-- Begin Dataset excerpts --

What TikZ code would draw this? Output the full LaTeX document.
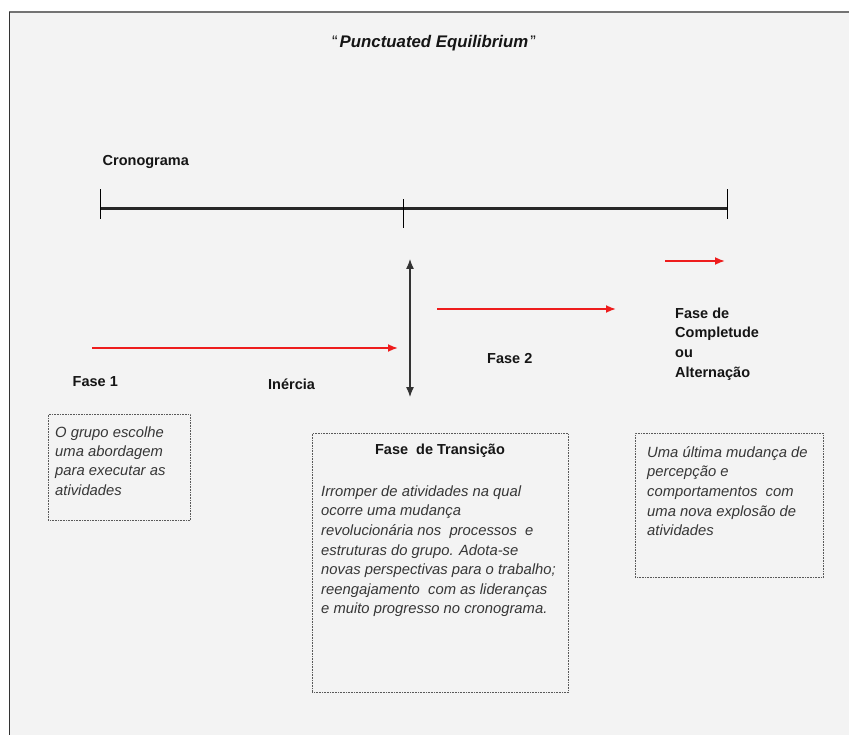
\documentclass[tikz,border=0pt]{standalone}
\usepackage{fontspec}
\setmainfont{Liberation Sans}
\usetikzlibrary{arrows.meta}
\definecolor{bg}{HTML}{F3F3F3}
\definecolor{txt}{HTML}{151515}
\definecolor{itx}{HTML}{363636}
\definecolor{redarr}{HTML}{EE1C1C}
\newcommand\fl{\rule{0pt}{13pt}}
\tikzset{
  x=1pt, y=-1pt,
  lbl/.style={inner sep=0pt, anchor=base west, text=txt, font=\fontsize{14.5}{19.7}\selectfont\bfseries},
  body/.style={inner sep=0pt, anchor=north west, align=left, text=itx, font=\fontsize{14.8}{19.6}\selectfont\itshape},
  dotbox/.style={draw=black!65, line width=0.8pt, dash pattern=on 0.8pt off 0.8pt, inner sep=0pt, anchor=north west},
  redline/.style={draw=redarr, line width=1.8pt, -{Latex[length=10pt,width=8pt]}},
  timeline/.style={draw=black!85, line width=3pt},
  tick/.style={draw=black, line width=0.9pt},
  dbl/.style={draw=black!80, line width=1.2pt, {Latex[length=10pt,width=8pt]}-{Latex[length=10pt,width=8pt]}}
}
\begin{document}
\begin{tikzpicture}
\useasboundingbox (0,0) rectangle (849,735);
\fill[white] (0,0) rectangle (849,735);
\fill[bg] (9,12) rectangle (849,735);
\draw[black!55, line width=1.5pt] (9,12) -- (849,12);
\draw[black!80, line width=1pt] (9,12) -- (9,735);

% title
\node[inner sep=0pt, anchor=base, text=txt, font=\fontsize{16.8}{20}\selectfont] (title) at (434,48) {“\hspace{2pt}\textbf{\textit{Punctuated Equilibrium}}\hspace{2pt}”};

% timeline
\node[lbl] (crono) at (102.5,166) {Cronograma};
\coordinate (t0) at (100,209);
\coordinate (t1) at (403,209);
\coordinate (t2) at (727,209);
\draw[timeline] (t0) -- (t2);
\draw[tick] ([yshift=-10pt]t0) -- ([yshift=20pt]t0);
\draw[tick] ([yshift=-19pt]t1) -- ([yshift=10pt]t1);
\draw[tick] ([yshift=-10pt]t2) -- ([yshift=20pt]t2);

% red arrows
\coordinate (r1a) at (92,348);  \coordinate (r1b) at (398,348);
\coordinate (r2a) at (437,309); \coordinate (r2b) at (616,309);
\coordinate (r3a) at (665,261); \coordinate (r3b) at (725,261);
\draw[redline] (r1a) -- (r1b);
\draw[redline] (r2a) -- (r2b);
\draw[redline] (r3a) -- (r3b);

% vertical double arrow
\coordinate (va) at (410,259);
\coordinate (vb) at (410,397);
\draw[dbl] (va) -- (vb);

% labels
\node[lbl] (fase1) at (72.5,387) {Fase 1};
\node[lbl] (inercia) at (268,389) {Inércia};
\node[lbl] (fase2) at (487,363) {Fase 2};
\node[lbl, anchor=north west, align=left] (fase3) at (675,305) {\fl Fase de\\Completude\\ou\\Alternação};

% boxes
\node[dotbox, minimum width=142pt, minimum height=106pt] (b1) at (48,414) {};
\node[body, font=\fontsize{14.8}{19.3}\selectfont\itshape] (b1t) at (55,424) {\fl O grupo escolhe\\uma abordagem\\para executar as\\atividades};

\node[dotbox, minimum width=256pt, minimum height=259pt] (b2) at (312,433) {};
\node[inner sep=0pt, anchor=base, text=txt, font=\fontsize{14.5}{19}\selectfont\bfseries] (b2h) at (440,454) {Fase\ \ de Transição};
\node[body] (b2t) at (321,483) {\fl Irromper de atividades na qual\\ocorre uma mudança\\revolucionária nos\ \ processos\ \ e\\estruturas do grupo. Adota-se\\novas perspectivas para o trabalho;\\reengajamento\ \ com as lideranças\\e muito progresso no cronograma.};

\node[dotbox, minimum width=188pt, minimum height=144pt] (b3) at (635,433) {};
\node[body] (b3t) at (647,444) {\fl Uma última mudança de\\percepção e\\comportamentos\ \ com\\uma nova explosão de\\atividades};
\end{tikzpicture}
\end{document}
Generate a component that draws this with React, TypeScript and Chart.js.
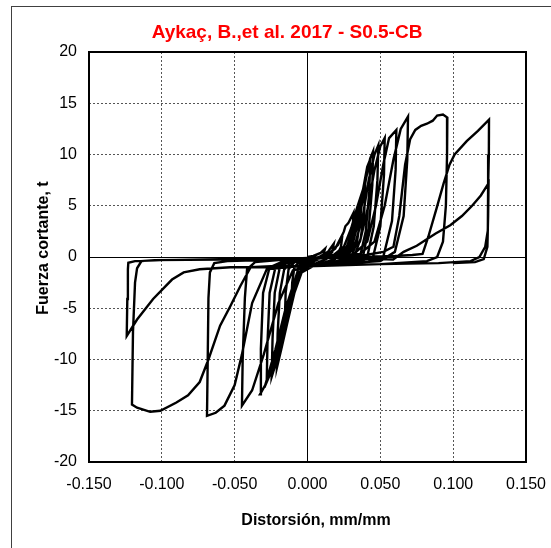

-- End Dataset excerpts --

Exercise description: State the count of lines above containing the string "this", and add nothing to it.

The reply: 2